So Evan told me he missed me last night. It upset me quite a bit. So did my quaint visit with the fine counselor, which put a sudden end to my denial. All this right before work and then class and then band. But by the middle of class denial was back full force and I am what passes as happy these days again.
I also have been remembering how much I miss other people besides Evan lately. I remembered that I miss you Shannon and how we always were such a team and how even though we have changed alot these past five years we havent given up on each other. And I remembered how much I miss listening to you babble passionately for hours Eddius. And I remembered Francis and how much I miss talking philosophy and religion with him back in the day when we were both relationshipless and times were less confusing. (Oh wait things were still confusing because I had a total crush on him.) And I miss my brother and my sister a little bit. I miss my cat.

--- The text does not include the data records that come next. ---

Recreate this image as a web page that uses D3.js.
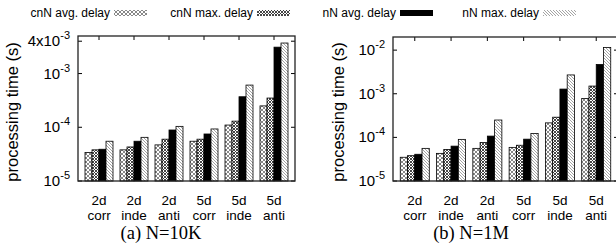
<!DOCTYPE html>
<html>
<head>
<meta charset="utf-8">
<script src="https://cdn.jsdelivr.net/npm/d3@7"></script>
<style>
  body { margin: 0; background: #fff; }
  svg { display: block; }
</style>
</head>
<body>
<div id="chart"></div>
<script>
//data
var dims = ['2d', '2d', '2d', '5d', '5d', '5d'];
var dists = ['corr', 'inde', 'anti', 'corr', 'inde', 'anti'];
var seriesNames = ['cnN avg. delay', 'cnN max. delay', 'nN avg. delay', 'nN max. delay'];

// N=10K
var cnnAvg10K = [3.4e-5, 3.8e-5, 4.7e-5, 5.5e-5, 1.1e-4, 2.5e-4];
var cnnMax10K = [3.8e-5, 4.3e-5, 6.0e-5, 6.0e-5, 1.3e-4, 3.5e-4];
var nnAvg10K  = [3.9e-5, 5.5e-5, 8.9e-5, 7.5e-5, 3.7e-4, 3.1e-3];
var nnMax10K  = [5.5e-5, 6.5e-5, 1.04e-4, 9.3e-5, 6.1e-4, 3.7e-3];

// N=1M
var cnnAvg1M = [3.5e-5, 4.3e-5, 5.6e-5, 5.9e-5, 2.15e-4, 7.8e-4];
var cnnMax1M = [3.8e-5, 5.3e-5, 7.6e-5, 6.6e-5, 2.9e-4, 1.5e-3];
var nnAvg1M  = [4.1e-5, 6.3e-5, 1.07e-4, 9.1e-5, 1.28e-3, 4.7e-3];
var nnMax1M  = [5.6e-5, 9.0e-5, 2.5e-4, 1.23e-4, 2.7e-3, 1.15e-2];

var ticks10K = [1e-5, 1e-4, 1e-3, 4e-3];
var tickLabels10K = [['10', '-5'], ['10', '-4'], ['10', '-3'], ['4x10', '-3']];
var ticks1M = [1e-5, 1e-4, 1e-3, 1e-2];
var tickLabels1M = [['10', '-5'], ['10', '-4'], ['10', '-3'], ['10', '-2']];

(function groupedBars(){

  var width = 616, height = 243;
  var sans = 'Liberation Sans, Arial, sans-serif';

  var svg = d3.select('#chart')
              .append('svg')
              .attr('width', width)
              .attr('height', height);

  //fill patterns, one per series
  var defs = svg.append('defs');

  var p0 = defs.append('pattern').attr('id', 'fill0')
      .attr('patternUnits', 'userSpaceOnUse').attr('width', 4).attr('height', 4);
  p0.append('rect').attr('width', 4).attr('height', 4).attr('fill', '#fff');
  p0.append('path').attr('d', 'M0,0L4,4M0,4L4,0M-1,1L1,-1M3,5L5,3M-1,3L1,5M3,-1L5,1')
      .attr('stroke', '#555').attr('stroke-width', 0.7);

  var p1 = defs.append('pattern').attr('id', 'fill1')
      .attr('patternUnits', 'userSpaceOnUse').attr('width', 3).attr('height', 3);
  p1.append('rect').attr('width', 3).attr('height', 3).attr('fill', '#fff');
  p1.append('path').attr('d', 'M0,0L3,3M0,3L3,0')
      .attr('stroke', '#333').attr('stroke-width', 0.9);

  var p3 = defs.append('pattern').attr('id', 'fill3')
      .attr('patternUnits', 'userSpaceOnUse').attr('width', 3).attr('height', 3);
  p3.append('rect').attr('width', 3).attr('height', 3).attr('fill', '#fff');
  p3.append('path').attr('d', 'M0,0L3,3M-1,2L1,4M2,-1L4,1')
      .attr('stroke', '#666').attr('stroke-width', 0.6);

  var fills = ['url(#fill0)', 'url(#fill1)', '#000', 'url(#fill3)'];

  //legend across the top: equal columns, text right-justified before the sample
  var legend = svg.append('g').attr('class', 'legend');
  seriesNames.forEach(function(name, i){
    var x0 = 110 + i * 143;
    legend.append('text')
          .attr('x', x0)
          .attr('y', 17)
          .attr('text-anchor', 'end')
          .attr('font-family', sans)
          .attr('font-size', 12)
          .text(name);
    legend.append('rect')
          .attr('x', x0 + 4)
          .attr('y', 10)
          .attr('width', 33)
          .attr('height', 6)
          .attr('fill', fills[i]);
  });

  function panel(opt){
    var x = d3.scaleLinear().domain([-0.6, 5.6]).range([opt.left, opt.right]);
    var y = d3.scaleLog().domain(opt.domain).range([opt.bottom, opt.top]);
    var series = opt.series;
    var bw = x(0.2) - x(0);

    var g = svg.append('g');

    //bars
    series.forEach(function(vals, s){
      g.selectAll('.bar' + s)
        .data(vals)
        .enter()
        .append('rect')
        .attr('x', function(d, i){ return x(i - 0.4 + s * 0.2); })
        .attr('y', function(d){ return y(d); })
        .attr('width', bw)
        .attr('height', function(d){ return y(opt.domain[0]) - y(d); })
        .attr('fill', fills[s])
        .attr('stroke', '#000')
        .attr('stroke-width', 0.8);
    });

    //y ticks, left and mirrored right
    opt.ticks.forEach(function(t, i){
      var ty = y(t);
      g.append('line').attr('x1', opt.left).attr('x2', opt.left + 4)
        .attr('y1', ty).attr('y2', ty).attr('stroke', '#000');
      g.append('line').attr('x1', opt.right).attr('x2', opt.right - 4)
        .attr('y1', ty).attr('y2', ty).attr('stroke', '#000');
      var lab = g.append('text')
        .attr('x', opt.left - 8)
        .attr('y', ty + 5)
        .attr('text-anchor', 'end')
        .attr('font-family', sans)
        .attr('font-size', 15);
      lab.append('tspan').text(opt.tickLabels[i][0]);
      lab.append('tspan').attr('dy', -7).attr('font-size', 11).text(opt.tickLabels[i][1]);
    });

    //x ticks and two-line category labels
    dims.forEach(function(d, i){
      var cx = x(i);
      g.append('line').attr('x1', cx).attr('x2', cx)
        .attr('y1', opt.top).attr('y2', opt.top + 4).attr('stroke', '#000');
      g.append('line').attr('x1', cx).attr('x2', cx)
        .attr('y1', opt.bottom).attr('y2', opt.bottom - 4).attr('stroke', '#000');
      g.append('text').attr('x', cx).attr('y', 205)
        .attr('text-anchor', 'middle').attr('font-family', sans).attr('font-size', 13.5)
        .text(d);
      g.append('text').attr('x', cx).attr('y', 220)
        .attr('text-anchor', 'middle').attr('font-family', sans).attr('font-size', 13.5)
        .text(dists[i]);
    });

    //frame
    g.append('rect')
      .attr('x', opt.left).attr('y', opt.top)
      .attr('width', opt.right - opt.left)
      .attr('height', opt.bottom - opt.top)
      .attr('fill', 'none')
      .attr('stroke', '#222')
      .attr('stroke-width', 1.3);

    //axis title
    g.append('text')
      .attr('transform', 'translate(' + opt.titleX + ',112) rotate(-90)')
      .attr('text-anchor', 'middle')
      .attr('font-family', sans)
      .attr('font-size', 16.5)
      .text('processing time (s)');

    //caption
    g.append('text')
      .attr('x', opt.captionX)
      .attr('y', 239)
      .attr('text-anchor', 'middle')
      .attr('font-family', 'Liberation Serif, Times New Roman, serif')
      .attr('font-size', 18.5)
      .text(opt.caption);
  }

  panel({
    left: 78, right: 295, top: 36, bottom: 181,
    domain: [1e-5, 5e-3],
    series: [cnnAvg10K, cnnMax10K, nnAvg10K, nnMax10K],
    ticks: ticks10K, tickLabels: tickLabels10K,
    titleX: 18, captionX: 161, caption: '(a) N=10K'
  });

  panel({
    left: 393, right: 618, top: 37, bottom: 181,
    domain: [1e-5, 2e-2],
    series: [cnnAvg1M, cnnMax1M, nnAvg1M, nnMax1M],
    ticks: ticks1M, tickLabels: tickLabels1M,
    titleX: 344, captionX: 471, caption: '(b) N=1M'
  });

})();
</script>
</body>
</html>
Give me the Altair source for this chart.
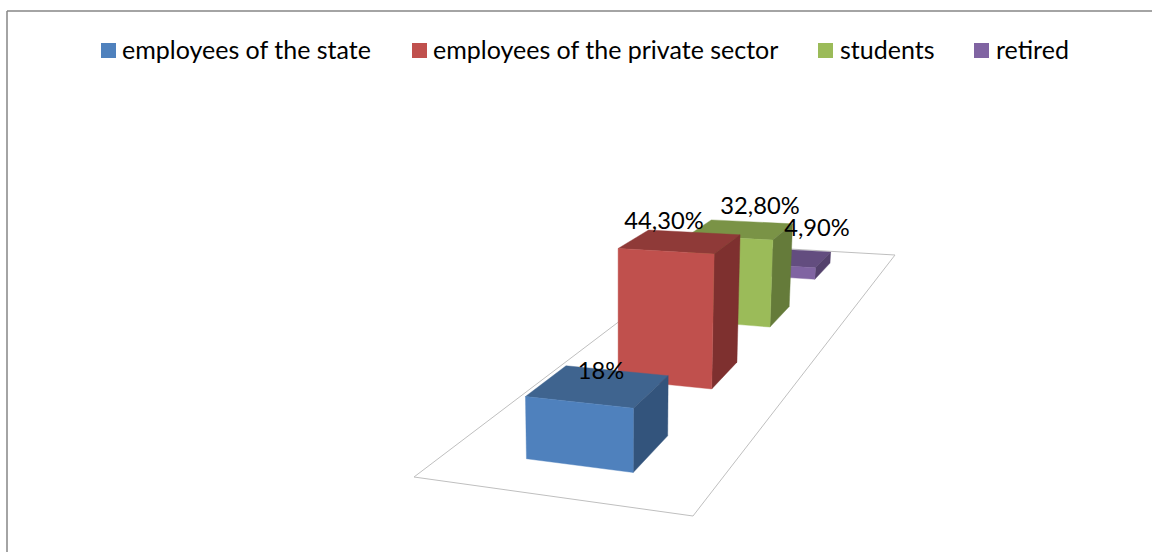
import altair as alt
import numpy as np

# Survey shares
categories = ["employees of the state", "employees of the private sector", "students", "retired"]
values = [18.0, 44.3, 32.8, 4.9]
value_labels = ["18%", "44,30%", "32,80%", "4,90%"]

# Office-style palette: front, top and side shades per series
front_colors = ["#4F81BD", "#C0504D", "#9BBB59", "#8064A2"]
top_colors = ["#3F648F", "#8F3A38", "#7A9346", "#634D7F"]
side_colors = ["#33547C", "#7E302F", "#657B3A", "#54416C"]

# Legend layout
legend_square_x = [108.5, 419.5, 825.5, 981.5]
legend_text_x = [122, 433, 840, 996]
# Offsets of each data label from the centre of its bar's top face
label_dx = [3, -16, 19, 31]
label_dy = [-14, -20, -23, -29]

# Perspective floor: corners of the plot floor on the page
floor = np.array([[414, 477], [693, 516], [895, 255], [720, 245]], dtype=float)
HEIGHT_UNIT = 3.55
SPREAD = 0.0006
SPREAD_CENTRE = 620.0


def floor_matrix(q):
    (x0, y0), (x1, y1), (x2, y2), (x3, y3) = q
    dx1, dx2, sx = x1 - x2, x3 - x2, x0 - x1 + x2 - x3
    dy1, dy2, sy = y1 - y2, y3 - y2, y0 - y1 + y2 - y3
    den = dx1 * dy2 - dx2 * dy1
    g = (sx * dy2 - dx2 * sy) / den
    h = (dx1 * sy - sx * dy1) / den
    return np.array([
        [x1 * (1 + g) - x0, x3 * (1 + h) - x0, x0],
        [y1 * (1 + g) - y0, y3 * (1 + h) - y0, y0],
        [g, h, 1.0],
    ])


H = floor_matrix(floor)


def project(u, v, level=0.0):
    px, py, w = H @ np.array([u, v, 1.0])
    x, y = px / w, py / w
    x += (x - SPREAD_CENTRE) * level * SPREAD
    y -= HEIGHT_UNIT * level / w
    return [float(x), float(y)]


def face(points, fill):
    ring = [project(*p) for p in points]
    ring.append(ring[0])
    return {
        "type": "Feature",
        "properties": {"fill": fill},
        "geometry": {"type": "Polygon", "coordinates": [ring]},
    }


BAR_U0, BAR_U1 = 0.3, 0.7
BAR_DEPTH = 0.1

faces = []
label_rows = []
for i in range(len(values) - 1, -1, -1):
    centre = (i + 0.5) / len(values)
    v0, v1 = centre - BAR_DEPTH / 2, centre + BAR_DEPTH / 2
    t = values[i]
    faces.append(face([(BAR_U0, v1, t), (BAR_U1, v1, t), (BAR_U1, v0, t), (BAR_U0, v0, t)], top_colors[i]))
    faces.append(face([(BAR_U1, v0, 0), (BAR_U1, v1, 0), (BAR_U1, v1, t), (BAR_U1, v0, t)], side_colors[i]))
    faces.append(face([(BAR_U0, v0, 0), (BAR_U1, v0, 0), (BAR_U1, v0, t), (BAR_U0, v0, t)], front_colors[i]))
for i in range(len(values)):
    lx, ly = project(0.5, (i + 0.5) / len(values), values[i])
    label_rows.append({"x": lx + label_dx[i], "y": ly + label_dy[i], "label": value_labels[i]})

floor_ring = [[float(a), float(b)] for a, b in floor] + [[float(floor[0][0]), float(floor[0][1])]]
floor_feature = {"type": "Feature", "properties": {}, "geometry": {"type": "Polygon", "coordinates": [floor_ring]}}

screen = dict(type="identity", scale=1, translate=[0, 0])

floor_layer = (
    alt.Chart(alt.Data(values=[floor_feature]))
    .mark_geoshape(fill="#FFFFFF", stroke="#BFBFBF", strokeWidth=1)
    .project(**screen)
)

bar_layer = (
    alt.Chart(alt.Data(values=faces))
    .mark_geoshape(strokeWidth=0.4)
    .encode(
        fill=alt.Fill("properties.fill:N", scale=None),
        stroke=alt.Stroke("properties.fill:N", scale=None),
    )
    .project(**screen)
)

frame_top = alt.Chart(alt.Data(values=[{"a": 0}])).mark_rule(color="#868686", strokeWidth=1.5).encode(
    x=alt.value(7), x2=alt.value(1152), y=alt.value(11)
)
frame_left = alt.Chart(alt.Data(values=[{"a": 0}])).mark_rule(color="#868686", strokeWidth=1.5).encode(
    x=alt.value(7), y=alt.value(11), y2=alt.value(552)
)

legend_rows = [
    {"name": n, "sx": sx, "tx": tx, "color": c}
    for n, sx, tx, c in zip(categories, legend_square_x, legend_text_x, front_colors)
]
legend_y = 50.5
legend_squares = (
    alt.Chart(alt.Data(values=legend_rows))
    .mark_square(size=225, opacity=1)
    .encode(
        x=alt.X("sx:Q", scale=None),
        y=alt.value(legend_y),
        fill=alt.Fill("color:N", scale=None),
    )
)
legend_text = (
    alt.Chart(alt.Data(values=legend_rows))
    .mark_text(align="left", baseline="middle", font="Lato", fontSize=25, color="#000000")
    .encode(x=alt.X("tx:Q", scale=None), y=alt.value(legend_y), text="name:N")
)

labels = (
    alt.Chart(alt.Data(values=label_rows))
    .mark_text(align="center", baseline="middle", font="Lato", fontSize=23.7, color="#000000")
    .encode(x=alt.X("x:Q", scale=None), y=alt.Y("y:Q", scale=None), text="label:N")
)

chart = (
    alt.layer(floor_layer, bar_layer, frame_top, frame_left, legend_squares, legend_text, labels)
    .properties(width=1152, height=552, padding=0, autosize=alt.AutoSizeParams(type="none"), background="#FFFFFF")
    .configure_view(stroke=None)
)

chart.save("out.html", embed_options={"renderer": "svg", "actions": False})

I miss Christopher being my friend freshman year when I was young and determined not to be corrupted. I miss Jennifer even with her crazy sex stories she made things interesting. And, I miss myself... who I was back then. I miss my wholesomeness... my ability to think people liked me... my virginity... my ignorance of what was to come... my belief that love could work out and that I was ready for love... my other belief that I didnt need love in order to live a happy life and in fact boys had cooties. I miss the park and the lake and fazoli's and BWW. I miss going to church with my family on Sundays. I miss basketball and marching band. I mourn for these things as well as what has just been recently taken from me/changed.
Somebody said today that you cant expect the other person not to change that change is life. It is true. But, I do not change like that. I change gradually and I endeavor not to change in a way that is inconsistent with my past. And above all else it is not who people are in every day life that I love... it is not any one feature that can come and go... it is who they are and who they have been... it is a person's essence I love. I can say truthfully I have never stopped loving somebody once I have started. It has only been when they have stopped loving me that they changed enough for me to train myself not to love them. Even then I love who they once were. So in short I must return to my previous hypothesis that if I were also a man I would marry myself. I know that I am capable of loving somebody forever... I know that I am capable of happiness in love even with flaws and fights... I know that I would make a good wife some day. I just dont know if any man will ever feel likewise about being my husband.
The only thing I really heard from the counselor that everybody else didnt get through to me in some form was that the fact I was happy and committed to this relationship means that I can be that way again. I think she is right. In fact I think I feel a bit of that old narcissistic me coming back in general.
I miss her too (the narcissist not the counselor.) Evan took her away slowly. First I wasnt logical enough. Then I wasnt sexy enough. Then I wasnt interesting enough. And by saying all this in my bitterness in my everlasting quest at fairness I must say that I dont think he meant to imply any of this. He probably never even thought about it that way. I never even thought about it that way until recently. I dont think you realize what you are doing sometimes. I noticed early on this past summer that I am still logical and easy going as ever... just not so much as Evan and not so much as Evan expected out of me. I noticed that I am sexy even to Evan... Evan is just lazy. I realized that I can have interesting conversations... with someone interested in people at all in any form.
I think I chose English and Philosophy based on the fact I got to ask questions about humanity in those classes. I love people. Nothing... Nothing makes me happier than a group of people thinking I am as interesting as the rest of them... or an individual being genuinely absorbed in our conversation until we dont know what time it is. That is what I miss the most from highschool/about you Shannon. Every conversation we had was like life or death... without the fear. We all clung passionately to words.
I love words. I love language. I love how words sound and how they look. I love what they mean or the idea that they dont really mean anything. I love talking until my thoughts are nothing but sentences streaming out of my mouth and all I can feel is laughter in pit of my stomach and my face hurts from smiling and my mouth is dry from jabbering and I have bit my tongue about five times and I cant even talk straight any more and words are coming out backwards. That is how much I love words. If I can make it anywhere it is with words.
I also am realizing that I miss things rather easily. It doesnt take me a day or so to miss somebody. It takes one happy memory of a moment with them popping into my little skull and all of the sudden I desire nothing more than their company.
I miss not feeling guilty for loving people and words. I miss just basking in people and not feeling guilty for being dependent all the time. I miss talking to my heart's content and knowing that the other person would shut me up if I annoyed them.
I miss many things. Evan is just another thing I miss right now.
I am sorry for the length of this blog. But doesnt it sound good?